Melancholy overtook Frank, a ground fog devouring him from the boots upward. He didn’t have any reason to expect that this dope-fiend doc would actually be able to do anything to help.
Flickinger, meanwhile, spread towels across the hardwood floor in the living room and asked Frank to lay Nana down on them.
“Why not the sofa?”
“Because I want the overhead lights on her, Mr. Geary.”
“Oh. Okay.”
Garth Flickinger settled on his knees beside Nana and opened his medical bag. His bloodshot and red-rimmed eyes gave him a vampiric look. His narrow nose and a high, sloping forehead, framed by auburn curls, added an elfin hint of derangement. Nonetheless, and even though Frank knew he was at least somewhat fucked up, his tone was soothing. No wonder he drove a Mercedes.
“So, what do we know?”
“We know she’s asleep,” Frank said, feeling singularly stupid.

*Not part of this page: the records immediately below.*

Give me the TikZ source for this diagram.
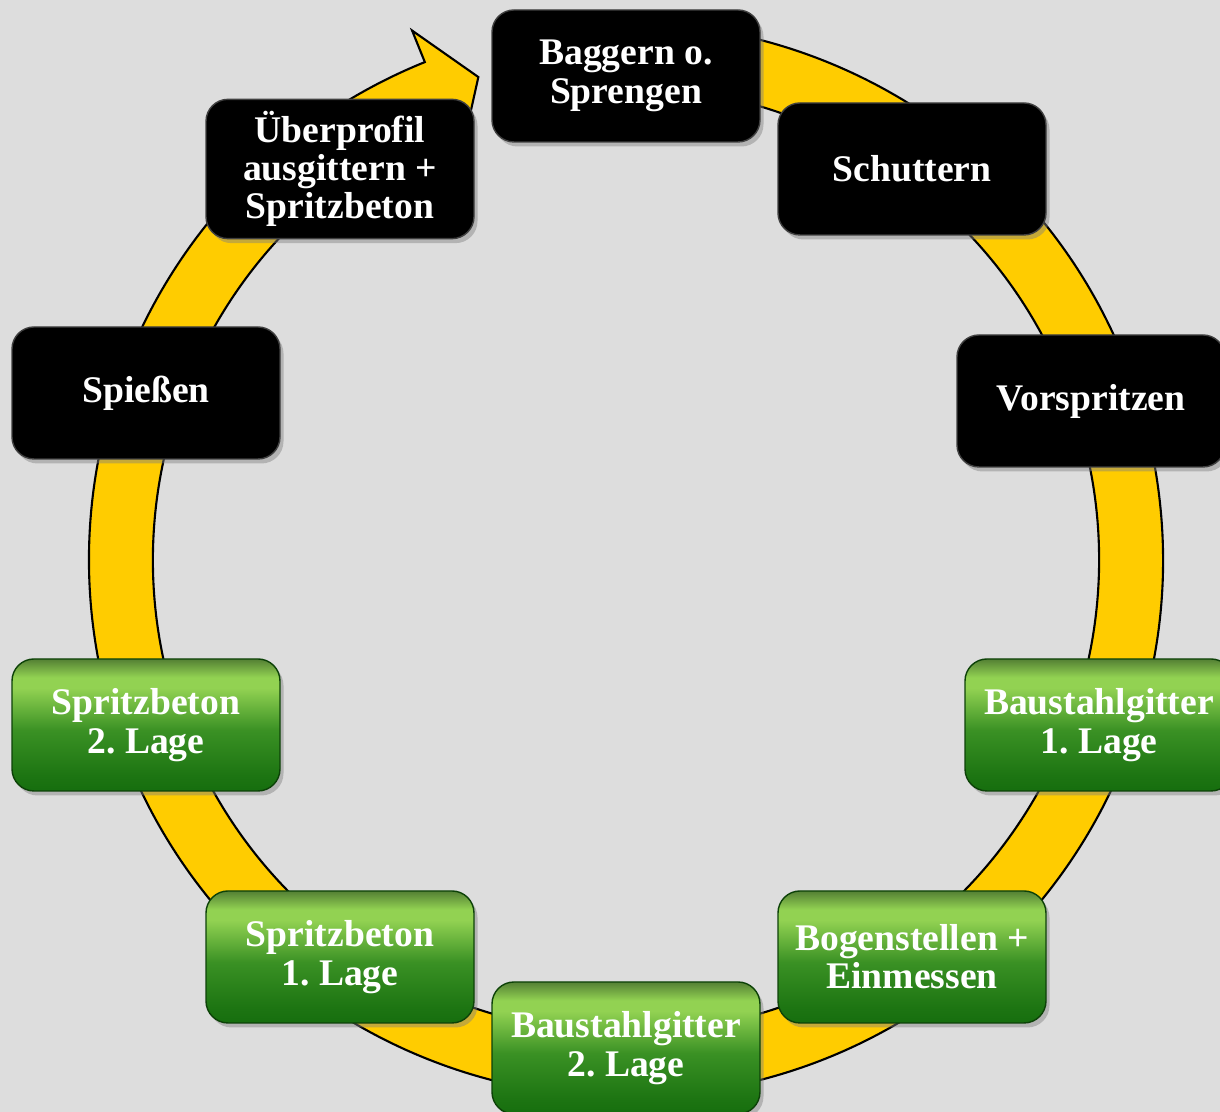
\documentclass[tikz,border=0pt]{standalone}
\usepackage{fontspec}
\setmainfont{Liberation Serif}
\usetikzlibrary{shadows}
\frenchspacing

\definecolor{sfondo}{RGB}{221,221,221}
\definecolor{anello}{RGB}{255,204,0}
\definecolor{verdechiaro}{RGB}{146,210,82}
\definecolor{verdemedio}{RGB}{58,145,36}
\definecolor{verdescuro}{RGB}{22,110,14}
\definecolor{verdeoliva}{RGB}{84,128,52}

% sfumatura verticale dei passi verdi (il nodo va da 25bp a 75bp)
\pgfdeclareverticalshading{verdelucido}{100bp}{
  color(0bp)=(verdescuro); color(25bp)=(verdescuro); color(31bp)=(verdescuro!80!verdemedio);
  color(48bp)=(verdemedio); color(64bp)=(verdechiaro); color(68bp)=(verdechiaro);
  color(75bp)=(verdeoliva); color(100bp)=(verdeoliva)}

\tikzset{
  passo/.style={rounded corners=0.22cm, minimum width=2.68cm, minimum height=1.32cm,
    align=center, text=white, font=\fontsize{10.7}{10.9}\selectfont\bfseries,
    drop shadow={opacity=0.45, shadow xshift=0.035cm, shadow yshift=-0.045cm}},
  nero/.style={passo, fill=black, draw=black!75, line width=0.4pt},
  verde/.style={passo, shading=verdelucido, draw=verdescuro!60!black, line width=0.4pt}
}

\begin{document}
\begin{tikzpicture}
        % Sfondo
        \useasboundingbox (0,0) rectangle (12.2,11.12);
        \clip (0,0) rectangle (12.2,11.12);
        \fill[sfondo] (0,0) rectangle (12.2,11.12);

        % Anello giallo con la punta della freccia
        \begin{scope}[shift={(6.26,5.52)}]
            \filldraw[fill=anello, draw=black, line width=0.6pt]
                (100:5.37) arc[start angle=100, end angle=-248, radius=5.37]
                -- (-248:5.71) -- (-253:5.05) -- (-248:4.39) -- (-248:4.73)
                arc[start angle=-248, end angle=100, radius=4.73] -- cycle;
        \end{scope}

        % Passi neri
        \node[nero] (baggern)    at (6.26,10.36) {Baggern o.\\Sprengen};
        \node[nero] (schuttern)  at (9.12,9.43)  {Schuttern};
        \node[nero] (vorspritzen) at (10.91,7.11) {Vorspritzen};
        \node[nero] (spiessen)   at (1.46,7.19)  {Spießen};
        \node[nero] (ueberprofil) at (3.40,9.43) {Überprofil\\ausgittern +\\Spritzbeton};

        % Passi verdi
        \node[verde] (gitter1)   at (10.99,3.87) {Baustahlgitter\\1. Lage};
        \node[verde] (bogen)     at (9.12,1.55)  {Bogenstellen +\\Einmessen};
        \node[verde] (gitter2)   at (6.26,0.64)  {Baustahlgitter\\2. Lage};
        \node[verde] (beton1)    at (3.40,1.55)  {Spritzbeton\\1. Lage};
        \node[verde] (beton2)    at (1.46,3.87)  {Spritzbeton\\2. Lage};
\end{tikzpicture}
\end{document}
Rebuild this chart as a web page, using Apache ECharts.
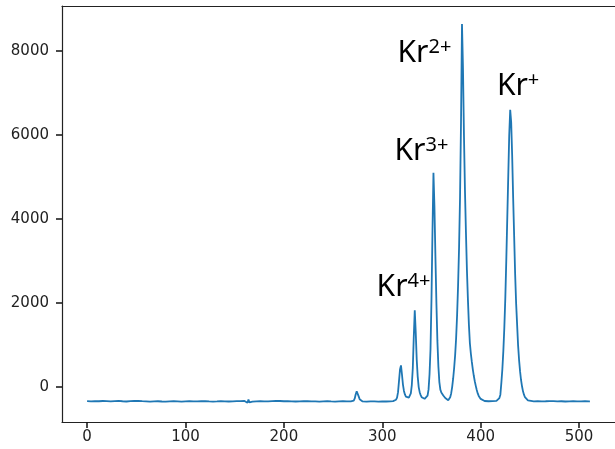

“Ah, but there’s so much more to it! What I’ve picked up from the news is basically this: the cocoons are a fibrous material that seems to be composed of snot, spit, earwax, and large amounts of some unknown protein. How is it being manufactured? Where is it coming from? We don’t know, and it would seem to be impossible, given that normal female extrusions are much smaller—two tablespoons of blood in a woman’s normal menstrual period, for example, no more than a cup even in a heavy one. We also know that the sleepers appear to be sustained by the cocoons.”